Monday, November 12, 2012

Review # 250: Smeared by Mark Rogers

Description: (from GoodReads)
     In Washington D.C. where actual policy change is a fool’s game while voter manipulation an every day occurrence, Hartford Keepe is everybody’s go-to guy. Chief of Staff to six term, senator, Harold P. Feldstone, chairman of the almighty Senate Appropriations Committee, Hartford wields his influence like a skilled marksman with uncanny aim. His job, his lot in life, his sole reason for being, is to keep the senator in power. Annie Green, Hart’s live-in girlfriend, doesn’t buy the image he pedals. She believes government’s claim of attracting the best and the brightest is pure fraud and sees her boyfriend as one of those geniuses helping to shove her country over a cliff. She wastes entirely too much of her time trying to uncover his conscience, temper his actions and salvage their relationship. When a formal little man named Thomas, decked out in eighteenth century colonial garb, with no last name and no recent memory, pokes his head into the crosshairs, Hart can hardly believe his luck. He figures the gods aren’t just smiling on him, they’re throwing him a party. Then somewhere between the “no return point” and “what the hell have I done,” Hart realizes he’s unleashed a smear campaign on this unsuspecting little dupe, of gargantuan proportions. Not only is the man’s survival in jeopardy, so is the fate of a nation. 

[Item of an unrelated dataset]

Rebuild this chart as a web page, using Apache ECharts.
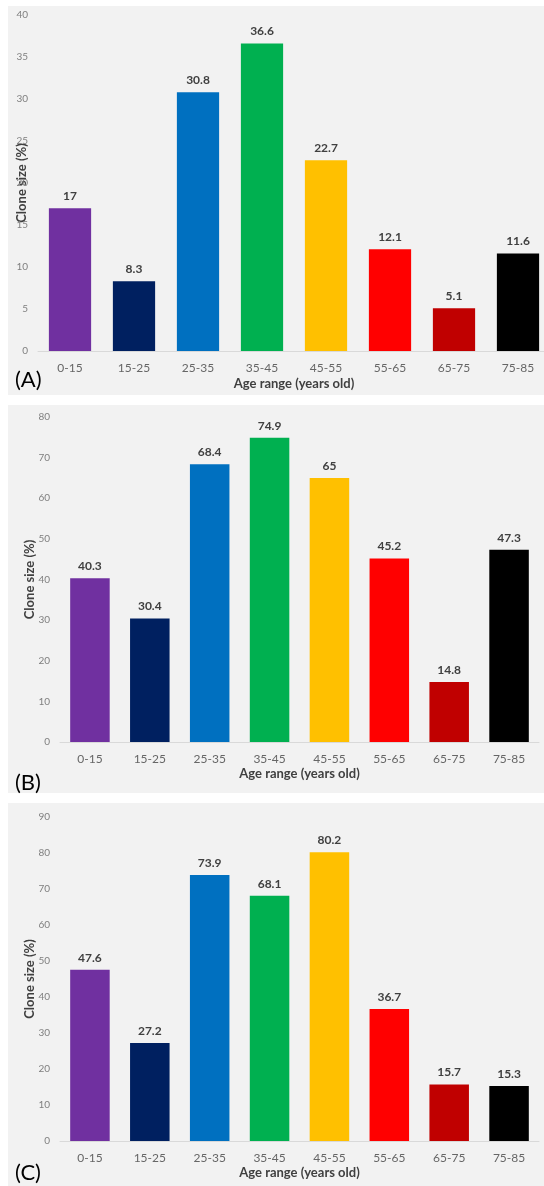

     I have never been one for political-based novels, but the blurb of Mark Rogers' Smeared sounded very interesting - not to mention funny. I was intrigued at the start, the well-written and researched story-line very relevant to Americas' current political state. The historical aspects, as well as the "what-if" scenarios were entertaining, easy-to-understand and highly educational. I would have loved to read this back in high school, however, I was not a fan of the conservative-bent during the last half of the book. I felt that the beginning provided a balanced view of the political spectrum and a more developed picture of the characters, but I was disappointed by the one-sided rhetoric of the book's overall climax and resolution (no spoilers!). Although Mark Rogers' ideas about Americas' political system and its shortcomings were interesting, I was put-off by some of the "smears" against more liberal methods. Recommended for readers interested in an attention-getting political read with some very timely subject matter! Good read for election month!

Rating: Bounty's Out (3.5/5)

*** I received this book from the author in exchange for an honest and unbiased review.